Y染色体と種の存亡

Y染色体と種の存亡

数年前NHKスペシャルで放映された“女と男”を最近見ました。
男女の考え方の違いなどを分析していて面白かったのですが、放送3回分うち最終話で精子のことが出てきました。

ホモサピエンスの精子つまり人間の精子の状態が悪くなっているとのことでした。その原因のひとつに、性別を決定するY染色体の劣化が関係しているとのことです。

もう少し詳しく話をすると、生物はその膨大な情報を遺伝子の中に持ち、次の世代に伝えていくのですが、その際に全てがきっちり伝わるわけではなく、複写する際にミスを起こしていきます。
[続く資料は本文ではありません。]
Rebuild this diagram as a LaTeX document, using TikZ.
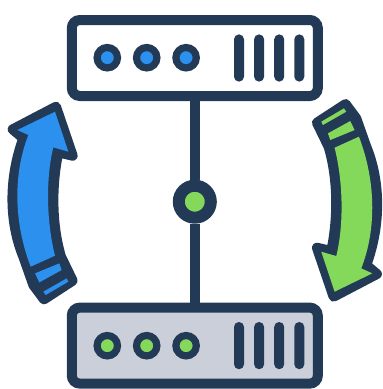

これが、進化につながることもあるのですが、多くの場合は異常として存在します。
ところが遺伝子は通常対になっており、片側にミスが起こってももう一方が正常であれば精子や卵子を作る際に正常の遺伝子を受け継ぐことにより、問題なく遺伝情報は伝わっていきます。

性染色体も、X遺伝子は女性の場合対になっており、X染色体の劣化はないのですが、Y染色体は男性が1本しか持っておらず染色体のミスや劣化を精子製造の際に修復するすべがありません。
進化過程の最初ではX染色体とY染色体は同じ大きさであったものが、現在ではY染色体は他の遺伝子に比べ非常に小さくなっています。500万年後にはY染色体が消滅してしまうかもしれないとのことでした。
Y染色体は精子を作るための重要な遺伝子であり、進化の過程で何か大きなことが起こらないと男性はなくなってしまうかもしれません。

ここまでの話は種の存亡としての精子の状態の話であり、今不妊治療にかかわる問題ではないとは思うのですが。